Is there anyone who doesn't love banana bread?? I know I love it and Chris does too, so I'm making this family staple all the time in different versions. I think it's the best think to have around for a quick an easy breakfast or a little afternoon snack with a cup of joe! I adpated this recipe from the wonderful Anett Velsberg, who I admire very much and hope to meet and cook with one day!

This vegan banana bread recipe is so perfect, that I have changed it up into several versions already. No eggs, no dairy and if you leave out the spelt flour and only use buckwheat or any other gluten free flour, it's also, well yeah, gluten free. 

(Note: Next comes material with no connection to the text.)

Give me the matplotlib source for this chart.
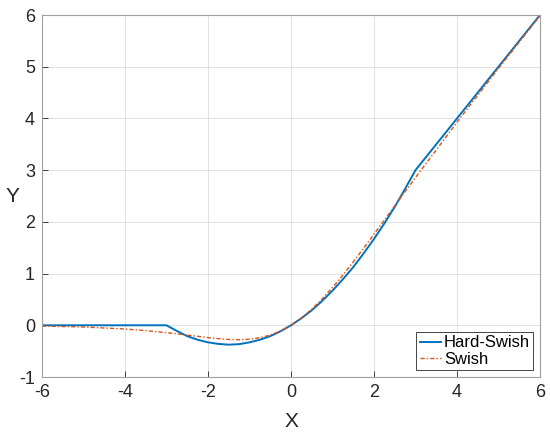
import matplotlib
matplotlib.use('Agg')
import matplotlib.pyplot as plt

plt.rcParams['font.family'] = ['Liberation Sans', 'DejaVu Sans']
plt.rcParams['axes.unicode_minus'] = False

# Hard-Swish
hs_x = [-6, -5, -4, -3, -2.75, -2.5, -2.25, -2, -1.75, -1.5, -1.25, -1, -0.75, -0.5, -0.25,
        0, 0.25, 0.5, 0.75, 1, 1.25, 1.5, 1.75, 2, 2.25, 2.5, 2.75, 3, 4, 5, 6]
hs_y = [0, 0, 0, 0, -0.11, -0.21, -0.28, -0.33, -0.36, -0.375, -0.365, -0.33, -0.28, -0.21, -0.115,
        0, 0.135, 0.29, 0.47, 0.67, 0.89, 1.125, 1.39, 1.67, 1.97, 2.29, 2.64, 3, 4, 5, 6]

# Swish
sw_x = [-6, -5, -4, -3.5, -3, -2.5, -2, -1.75, -1.5, -1.25, -1, -0.75, -0.5, -0.25,
        0, 0.25, 0.5, 0.75, 1, 1.25, 1.5, 1.75, 2, 2.5, 3, 3.5, 4, 5, 6]
sw_y = [-0.015, -0.033, -0.072, -0.103, -0.142, -0.189, -0.238, -0.258, -0.274, -0.279, -0.269, -0.24, -0.189, -0.11,
        0, 0.14, 0.311, 0.51, 0.731, 0.97, 1.226, 1.49, 1.762, 2.31, 2.857, 3.39, 3.928, 4.967, 5.985]

x_ticks = [-6, -4, -2, 0, 2, 4, 6]
y_ticks = [-1, 0, 1, 2, 3, 4, 5, 6]

fig = plt.figure(figsize=(5.5, 4.36), dpi=100)
ax = fig.add_axes([42 / 550, 1 - 377 / 436, 498 / 550, 362 / 436])

ax.plot(hs_x, hs_y, color='#0072BD', linewidth=1.4, label='Hard-Swish')
ax.plot(sw_x, sw_y, color='#D95319', linewidth=1.0, linestyle=(0, (3, 1.5, 1, 1.5)), label='Swish')

ax.set_xlim(-6, 6)
ax.set_ylim(-1, 6)
ax.set_xticks(x_ticks)
ax.set_yticks(y_ticks)
ax.tick_params(direction='in', labelsize=13, labelcolor='#262626', color='#262626', length=4, width=0.6, pad=5)
ax.grid(True, color='#dcdcdc', linewidth=0.6)
for s in ax.spines.values():
    s.set_color('#a0a0a0')
    s.set_linewidth(0.8)

ax.set_xlabel('X', fontsize=15, color='#262626')
ax.xaxis.set_label_coords(0.5, -0.098)
ax.set_ylabel('Y', fontsize=15, rotation=0, color='#262626')
ax.yaxis.set_label_coords(-0.06, 0.472)

leg = ax.legend(loc='lower right', fontsize=12, handlelength=1.3, handletextpad=0.15,
                borderpad=0.2, labelspacing=0.1, fancybox=False, framealpha=1,
                borderaxespad=0.4)
leg.get_frame().set_edgecolor('#262626')
leg.get_frame().set_linewidth(0.6)

plt.savefig('out.png')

The sky's the limit! Add different nuts, seeds, change up the flours a bit, add spices or different fruits or chocolate chunks. This beautiful breakfast bread will always turn out amazing and is a crowd pleaser for sure!


What you need:


1 cup organic spelt flour
1|2 cup buckwheat flour
1|2 cup cocoa powder
1 tsp baking soda
1 tsp baking powder
A pinch of salt
1 tsp vanilla
1|2 tsp cinnamon
1 tbsp apple cider vinegar
1|2 coconut palm sugar
80 ml melted coconut oil
1 cup macadamia milk
2-3 ripe bananas mashed
100 gr blueberries and some more for decoration


How to:


1| Mix all dry ingredients together in a bowl and set aside. To the mashed bananas add all wet ingredients, mix well and fold in the dry mixture.


2| Pour into a greased loaf pan and add the bluebs on top. Push them a bit into the batter and bake at 190*C for 40-50 minutes.